Focus on specific, time-bound requests rather than blanket rules — for example, share a weekly calendar highlighting your video call blocks and ask for quiet only during those windows. This shows you respect their right to use the apartment freely and aren't trying to control the entire day. Offering a trade-off, like wearing noise-canceling headphones during your non-call work, also helps.

What are cheap ways to separate a workspace in a shared apartment?

A folding desk ($60–$120) lets the WFH roommate set up and break down their workspace daily so shared surfaces stay shared. A room divider or curtain ($30–$80) creates a visual boundary even in an open-plan layout, and a white noise machine near the workspace masks everyday apartment sounds without requiring total silence from your roommate.

How do you set boundaries with a roommate who works from home all the time?

Start by acknowledging the tension openly — both of you have legitimate needs — and then co-create a time-based schedule that designates quiet work hours and fully shared hours. Put the specifics in writing so neither person has to rely on memory during a disagreement. If conversations keep going in circles, a structured agreement tool like Servanda can help you document and reference what you both committed to.

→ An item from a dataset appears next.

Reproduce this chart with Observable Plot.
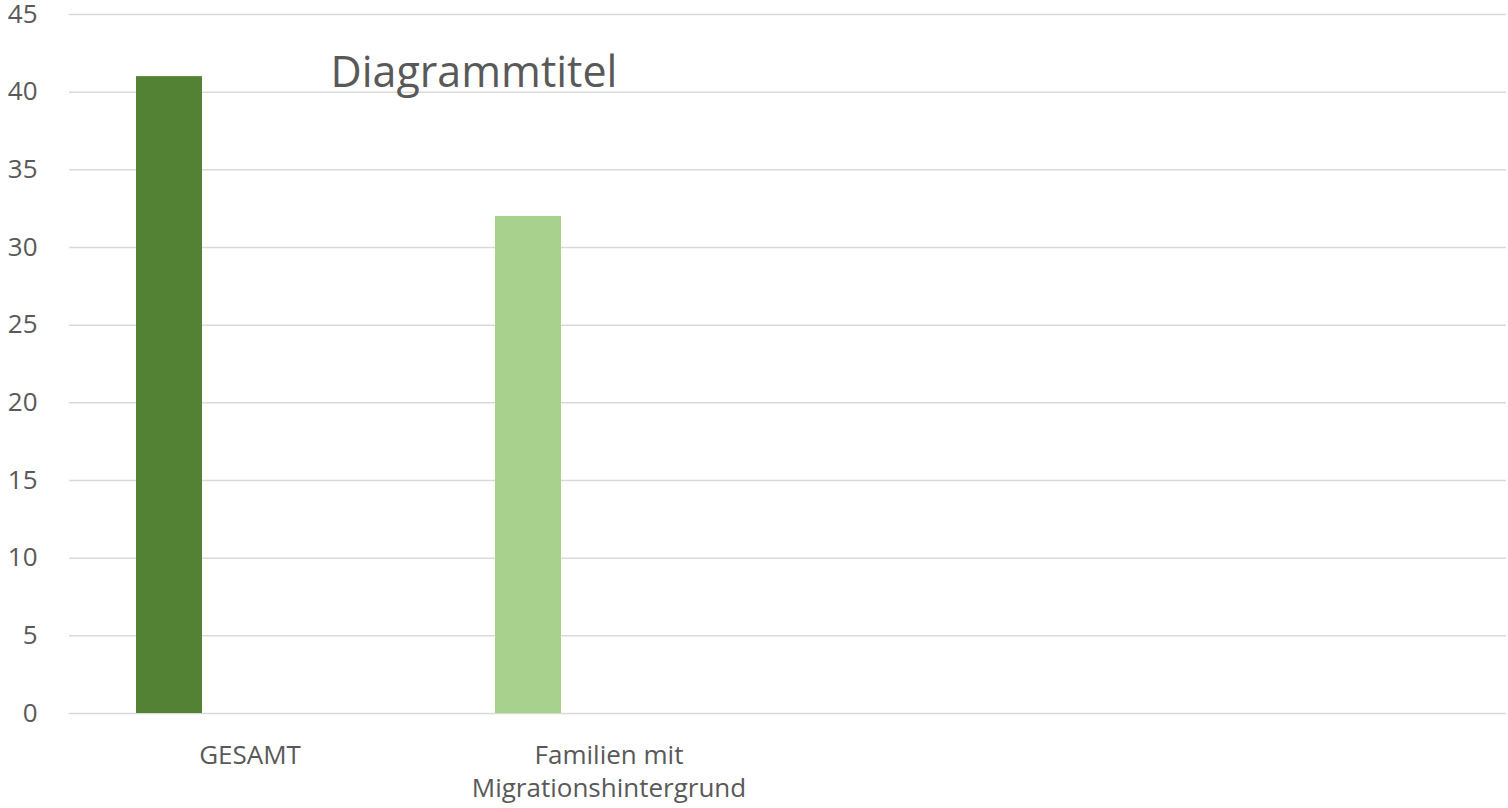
<!DOCTYPE html>
<html>
<head>
<meta charset="utf-8">
<script src="https://cdn.jsdelivr.net/npm/d3@7"></script>
<script src="https://cdn.jsdelivr.net/npm/@observablehq/plot@0.6"></script>
<style>
  html, body { margin: 0; padding: 0; background: #fff; }
  #chart { width: 1508px; height: 808px; }
</style>
</head>
<body>
<div id="chart"></div>
<script>
const title = "Diagrammtitel";
const categories = ["GESAMT", "Familien mit\nMigrationshintergrund", "", " "];
const values = [41, 32, null, null];
const colors = ["#548235", "#a9d18e", "#ffffff", "#ffffff"];
const yTicks = [0, 5, 10, 15, 20, 25, 30, 35, 40, 45];

const data = categories.map((c, i) => ({category: c, value: values[i], color: colors[i]}))
  .filter(d => d.value != null);

const chart = Plot.plot({
  width: 1508,
  height: 808,
  marginLeft: 69,
  marginRight: 2,
  marginTop: 14,
  marginBottom: 95,
  style: {fontFamily: "'Open Sans', sans-serif", color: "#595959", background: "#fff", overflow: "visible"},
  x: {domain: categories, padding: 0, label: null},
  y: {domain: [0, 45], label: null},
  marks: [
    Plot.gridY(yTicks, {stroke: "#d9d9d9", strokeOpacity: 1, strokeWidth: 1.5}),
    Plot.barY(data, {x: "category", y: "value", fill: "color", insetLeft: 66, insetRight: 227}),
    Plot.axisY(yTicks, {tickSize: 0, tickPadding: 32, fontSize: 26, fill: "#595959", label: null}),
    Plot.axisX({tickSize: 0, tickPadding: 27, fontSize: 26, fill: "#595959", lineHeight: 1.27, label: null}),
    Plot.text([title], {frameAnchor: "top-left", text: d => d, dx: 261, dy: 59, textAnchor: "start", lineAnchor: "middle", fontSize: 43, fill: "#595959"})
  ]
});
document.getElementById("chart").appendChild(chart);
</script>
</body>
</html>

Is it normal to feel like a guest in my own apartment because my roommate works from home?

Yes — this is one of the most common complaints from office-going roommates, and it usually stems from gradual "space creep" where work equipment slowly takes over shared areas. The feeling is valid and worth raising directly, because your roommate may not even realize it's happening. An honest space audit and a clear agreement about which areas reset to shared use after work hours can restore your sense of belonging in your own home.